Practical Spark – Cache (7)

Practical 시리즈는 AWS 환경 위에서 데이터 인프라를 구축하는데 참고할만한 내용들을 담고 있습니다. 이 글은 그 중 Practical Spark 의 한 챕터입니다.이번 챕터에서는 Spark 를 이용해 데이터를 더 빠르게 처리하기 위해 캐싱하기 위한 방법과 Spark 내부의 메모리 구조에 대해 알아보며 Spark 의 리소스를 더 효율적으로 처리하기 위한 방법들을 익혀봅니다.

Practical 시리즈는 AWS 환경 위에서 데이터 인프라를 구축하는데 참고할만한 내용들을 담고 있습니다. 아래의 내용들을 주로 다룹니다.

Practical Spark
Practical Kafka
Practical Kubernetes
Practical AWS

이 블로그에 작성된 내용은 위 시리즈 중 Gitbook 으로 작성된 Practical Spark 를 옮긴 것입니다. 원본 Gitbook 와 실습에 사용하는 코드는 아래의 링크에서 보실 수 있습니다.

(Spark Batch) https://1ambda.gitbook.io/practical-data-pipeline/02-processing/2.2-batch
(Spark Stream) https://1ambda.gitbook.io/practical-data-pipeline/02-processing/2.4-stream
(Code) https://github.com/1ambda/practical-data-pipeline-code

Spark Cache

이번 챕터에서는 Spark 데이터 가공을 빠르고 효율적으로 하기 위한 Cache 기능에 대해 사례를 통해 살펴봅니다.이번시간에 사용할 데이터셋은 Kaggle – Denver AirBNB 입니다.

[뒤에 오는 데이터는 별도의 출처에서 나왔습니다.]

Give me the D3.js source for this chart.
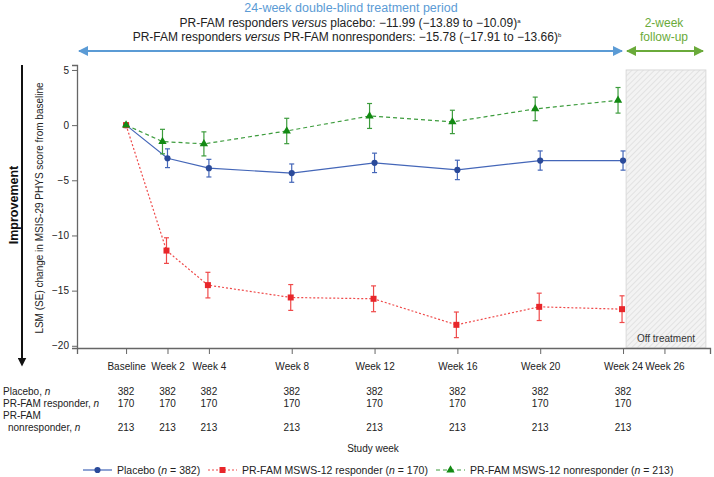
<!DOCTYPE html>
<html>
<head>
<meta charset="utf-8">
<script src="https://cdn.jsdelivr.net/npm/d3@7"></script>
<style>
  body { margin: 0; background: #fff; }
  svg { font-family: "Liberation Sans", Arial, sans-serif; }
  .axis text { font-size: 10px; fill: #222; }
  .axis path, .axis line { stroke: #666; }
</style>
</head>
<body>
<div id="chart"></div>
<script>
const width = 714,
  height = 477;

// DATA
const weeks = [0, 2, 4, 8, 12, 16, 20, 24];
const tickWeeks = [0, 2, 4, 8, 12, 16, 20, 24, 26];
const tickLabels = ["Baseline", "Week 2", "Week 4", "Week 8", "Week 12", "Week 16", "Week 20", "Week 24", "Week 26"];

const placeboMean = [0, -3.0, -3.9, -4.35, -3.42, -4.06, -3.21, -3.21];
const placeboSE = [0, 0.85, 0.8, 0.83, 0.88, 0.88, 0.87, 0.87];
const responderMean = [0, -11.37, -14.5, -15.62, -15.74, -18.1, -16.47, -16.68];
const responderSE = [0, 1.16, 1.16, 1.17, 1.17, 1.16, 1.24, 1.21];
const nonresponderMean = [0, -1.49, -1.7, -0.53, 0.83, 0.29, 1.47, 2.25];
const nonresponderSE = [0, 1.11, 1.09, 1.15, 1.13, 1.06, 1.07, 1.16];

const placeboN = [382, 382, 382, 382, 382, 382, 382, 382];
const responderN = [170, 170, 170, 170, 170, 170, 170, 170];
const nonresponderN = [213, 213, 213, 213, 213, 213, 213, 213];

const series = [
  { name: "Placebo", n: 382, mean: placeboMean, se: placeboSE, color: "#4466b8", mark: "#2a4a9a",
    dash: null, symbol: d3.symbolCircle, size: 30, dx: 0 },
  { name: "PR-FAM MSWS-12 responder", n: 170, mean: responderMean, se: responderSE, color: "#ef4a4a", mark: "#e8262a",
    dash: "2,2", symbol: d3.symbolSquare, size: 36, dx: -1 },
  { name: "PR-FAM MSWS-12 nonresponder", n: 213, mean: nonresponderMean, se: nonresponderSE, color: "#3d9c3d", mark: "#138a13",
    dash: "4,3", symbol: d3.symbolTriangle, size: 30, dx: -5 }
];

const svg = d3.select("#chart")
  .append("svg")
  .attr("width", width)
  .attr("height", height);

// SCALES
const xScale = d3.scaleLinear().domain([-2.37, 28.2]).range([77, 710]);
const yScale = d3.scaleLinear().domain([-20.2, 5.45]).range([348, 65]);

// hatch pattern for off treatment
const defs = svg.append("defs");
const pat = defs.append("pattern")
  .attr("id", "hatch")
  .attr("patternUnits", "userSpaceOnUse")
  .attr("width", 4)
  .attr("height", 4)
  .attr("patternTransform", "rotate(-45)");
pat.append("rect").attr("width", 4).attr("height", 4).attr("fill", "#f3f3f3");
pat.append("line").attr("x1", 0).attr("y1", 0).attr("x2", 4).attr("y2", 0)
  .attr("stroke", "#d8d8d8").attr("stroke-width", 1.2);

svg.append("rect")
  .attr("x", xScale(24.15))
  .attr("y", yScale(5))
  .attr("width", xScale(28) - xScale(24.15))
  .attr("height", yScale(-20.2) - yScale(5))
  .attr("fill", "url(#hatch)")
  .attr("stroke", "#d9d9d9");

svg.append("text")
  .attr("x", (xScale(24.15) + xScale(28)) / 2)
  .attr("y", 342)
  .attr("text-anchor", "middle")
  .attr("font-size", 10)
  .attr("fill", "#333")
  .text("Off treatment");

// AXES
svg.append("g")
  .attr("class", "axis x-axis")
  .attr("transform", `translate(0,${yScale(-20.2)})`)
  .call(d3.axisBottom(xScale)
    .tickValues(tickWeeks)
    .tickFormat((d, i) => tickLabels[i])
    .tickSizeOuter(0)
    .tickSize(6)
    .tickPadding(9));

svg.append("g")
  .attr("class", "axis y-axis")
  .attr("transform", `translate(${xScale(-2.37)},0)`)
  .call(d3.axisLeft(yScale)
    .tickValues([5, 0, -5, -10, -15, -20])
    .tickSizeOuter(0)
    .tickSize(5)
    .tickPadding(3));

svg.selectAll(".axis .domain").attr("stroke-width", 1.3);

// y label
svg.append("text")
  .attr("transform", `translate(43,208) rotate(-90)`)
  .attr("text-anchor", "middle")
  .attr("font-size", 10)
  .attr("fill", "#222")
  .text("LSM (SE) change in MSIS-29 PHYS score from baseline");

svg.append("text")
  .attr("transform", `translate(18,205) rotate(-90)`)
  .attr("text-anchor", "middle")
  .attr("font-size", 12.5)
  .attr("font-weight", "bold")
  .attr("fill", "#111")
  .text("Improvement");

// improvement arrow
defs.append("marker")
  .attr("id", "arrowDown")
  .attr("viewBox", "0 0 10 10")
  .attr("refX", 5).attr("refY", 5)
  .attr("markerWidth", 4.5).attr("markerHeight", 4.5)
  .attr("orient", "auto")
  .append("path").attr("d", "M0,0L10,5L0,10Z").attr("fill", "#111");

svg.append("line")
  .attr("x1", 22).attr("x2", 22)
  .attr("y1", 65).attr("y2", 362)
  .attr("stroke", "#111").attr("stroke-width", 2)
  .attr("marker-end", "url(#arrowDown)");

// period arrows
function arrowHead(id, color) {
  defs.append("marker")
    .attr("id", id)
    .attr("viewBox", "0 0 10 10")
    .attr("refX", 9).attr("refY", 5)
    .attr("markerWidth", 5).attr("markerHeight", 5)
    .attr("orient", "auto-start-reverse")
    .append("path").attr("d", "M0,0L10,5L0,10Z").attr("fill", color);
}
arrowHead("arrBlue", "#5b9bd5");
arrowHead("arrGreen", "#6aaa3a");

svg.append("line")
  .attr("x1", 79).attr("x2", 622).attr("y1", 51).attr("y2", 51)
  .attr("stroke", "#5b9bd5").attr("stroke-width", 2)
  .attr("marker-start", "url(#arrBlue)").attr("marker-end", "url(#arrBlue)");

svg.append("line")
  .attr("x1", 627).attr("x2", 703).attr("y1", 51).attr("y2", 51)
  .attr("stroke", "#6aaa3a").attr("stroke-width", 2)
  .attr("marker-start", "url(#arrGreen)").attr("marker-end", "url(#arrGreen)");

svg.append("text")
  .attr("x", 351).attr("y", 12)
  .attr("text-anchor", "middle")
  .attr("font-size", 12.5)
  .attr("fill", "#5b9bd5")
  .text("24-week double-blind treatment period");

const line2 = svg.append("text")
  .attr("x", 350).attr("y", 27)
  .attr("text-anchor", "middle")
  .attr("font-size", 12)
  .attr("fill", "#222");
line2.append("tspan").text("PR-FAM responders ");
line2.append("tspan").attr("font-style", "italic").text("versus");
line2.append("tspan").text(" placebo: \u221211.99 (\u221213.89 to \u221210.09)");
line2.append("tspan").attr("font-size", 6).attr("dy", -4).text("a");

const line3 = svg.append("text")
  .attr("x", 347).attr("y", 40.5)
  .attr("text-anchor", "middle")
  .attr("font-size", 12)
  .attr("fill", "#222");
line3.append("tspan").text("PR-FAM responders ");
line3.append("tspan").attr("font-style", "italic").text("versus");
line3.append("tspan").text(" PR-FAM nonresponders: \u221215.78 (\u221217.91 to \u221213.66)");
line3.append("tspan").attr("font-size", 6).attr("dy", -4).text("b");

svg.append("text")
  .attr("x", 664).attr("y", 27)
  .attr("text-anchor", "middle")
  .attr("font-size", 12)
  .attr("fill", "#6aaa3a")
  .text("2-week");
svg.append("text")
  .attr("x", 664).attr("y", 40.5)
  .attr("text-anchor", "middle")
  .attr("font-size", 12)
  .attr("fill", "#6aaa3a")
  .text("follow-up");

// SERIES
const line = d3.line()
  .x(d => d.x)
  .y(d => yScale(d.v));

series.forEach(s => {
  const pts = weeks.map((w, i) => ({ x: xScale(w) + (i === 0 ? 0 : s.dx), v: s.mean[i], se: s.se[i] }));
  const g = svg.append("g");

  g.append("path")
    .datum(pts)
    .attr("d", line)
    .attr("fill", "none")
    .attr("stroke", s.color)
    .attr("stroke-width", 1.2)
    .attr("stroke-dasharray", s.dash);

  const eb = g.selectAll(".eb")
    .data(pts.filter(d => d.se > 0))
    .join("g")
    .attr("stroke", s.color)
    .attr("stroke-width", 1.2);
  eb.append("line")
    .attr("x1", d => d.x).attr("x2", d => d.x)
    .attr("y1", d => yScale(d.v + d.se)).attr("y2", d => yScale(d.v - d.se));
  eb.append("line")
    .attr("x1", d => d.x - 2.5).attr("x2", d => d.x + 2.5)
    .attr("y1", d => yScale(d.v + d.se)).attr("y2", d => yScale(d.v + d.se));
  eb.append("line")
    .attr("x1", d => d.x - 2.5).attr("x2", d => d.x + 2.5)
    .attr("y1", d => yScale(d.v - d.se)).attr("y2", d => yScale(d.v - d.se));

  g.selectAll(".pt")
    .data(pts)
    .join("path")
    .attr("transform", d => `translate(${d.x},${yScale(d.v)})`)
    .attr("d", d3.symbol().type(s.symbol).size(s.size))
    .attr("fill", s.mark);
});

// N TABLE
const rows = [
  { label: "Placebo,", y: 394.5, values: placeboN },
  { label: "PR-FAM responder,", y: 406.5, values: responderN },
  { label: "nonresponder,", y: 430.5, values: nonresponderN }
];

svg.append("text")
  .attr("x", 3).attr("y", 418.5)
  .attr("font-size", 10).attr("fill", "#222")
  .text("PR-FAM");

rows.forEach((r, ri) => {
  const t = svg.append("text")
    .attr("x", ri === 2 ? 8 : 3).attr("y", r.y)
    .attr("font-size", 10).attr("fill", "#222");
  t.append("tspan").text(r.label + " ");
  t.append("tspan").attr("font-style", "italic").text("n");

  svg.selectAll(null)
    .data(r.values)
    .join("text")
    .attr("x", (d, i) => xScale(weeks[i]))
    .attr("y", r.y)
    .attr("text-anchor", "middle")
    .attr("font-size", 10)
    .attr("fill", "#222")
    .text(d => d);
});

svg.append("text")
  .attr("x", 373).attr("y", 452)
  .attr("text-anchor", "middle")
  .attr("font-size", 10)
  .attr("fill", "#222")
  .text("Study week");

// LEGEND
const legendX = [83, 208, 436];
series.forEach((s, i) => {
  const lg = svg.append("g").attr("transform", `translate(${legendX[i]},470)`);
  lg.append("line")
    .attr("x1", 0).attr("x2", 29)
    .attr("stroke", s.color).attr("stroke-width", 1.2)
    .attr("stroke-dasharray", s.dash);
  lg.append("path")
    .attr("transform", "translate(14.5,0)")
    .attr("d", d3.symbol().type(s.symbol).size(s.size))
    .attr("fill", s.mark);
  const t = lg.append("text")
    .attr("x", 34).attr("y", 3.5)
    .attr("font-size", 10.5)
    .attr("fill", "#222");
  t.append("tspan").text(s.name + " (");
  t.append("tspan").attr("font-style", "italic").text("n");
  t.append("tspan").text(" = " + s.n + ")");
});
</script>
</body>
</html>
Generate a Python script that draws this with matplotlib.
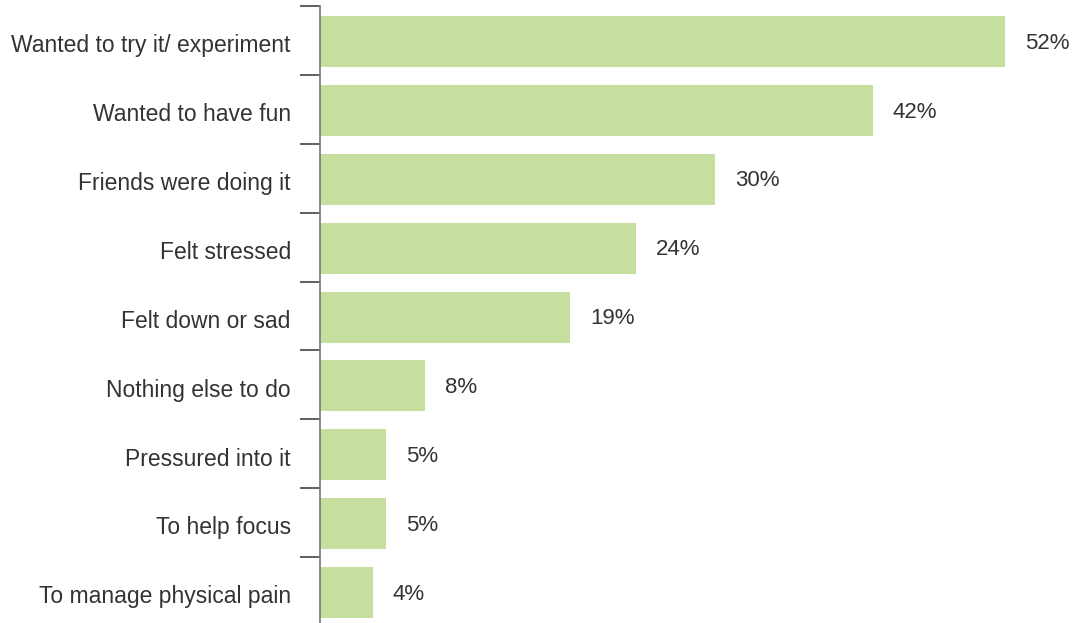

파일을 다운받은 후 다음과 같이 이름을 변경합니다.

	calendar.csv -> airbnb_calendar.csv
	listing.csv -> airbnb_listings.csv
	neighbourhoods.csv -> airbnb_neighbourhoods.csv
	reviews.csv -> airbnb_reviews.csv

view raw df-csv.py hosted with ❤ by GitHub

Cache Usage

지난 챕터들에서 Spark 는 ‘논리적’ 인 수준에서 데이터를 파티션 단위로 나누어 처리한다고 이야기를 나누었습니다. 다시 그림으로 살펴보면 아래와 같습니다.

Cache Overview (https://www.nvidia.com/ko-kr/ai-data-science/spark-ebook/introduction-spark-processing/)

Partition and Cache (https://www.nvidia.com/ko-kr/ai-data-science/spark-ebook/introduction-spark-processing/)

캐싱을 하지 않으면, Spark Executor 는 할당된 Partition 을 읽어 처리하고 메모리에서 데이터를 다 내리지만, 캐싱을 수행하면 두번째 그림과 같이 Executor 내의 메모리 영역중 캐싱을 위해 할당된 영역에 사용자가 요청한 데이터를 캐싱합니다. (용량이 허용하는 한도 내에서 해당 데이터를 메모리에 들고 있습니다.)

여기서 Worker Node 는 EC2 와 같은 개별 머신입니다. 하나의 EC2 에 여러개의 Executor (JVM) 을 실행할 수도 있습니다. 개별 Executor 내의 설정에 의해 허용된 메모리량 만큼 Partition 데이터를 캐싱하는것이 가능하며, BlockManager 에 의해 관리됩니다. 만약 데이터가 메모리에 들어가기 충분하지 않으면 Disk 를 사용할 수 있습니다.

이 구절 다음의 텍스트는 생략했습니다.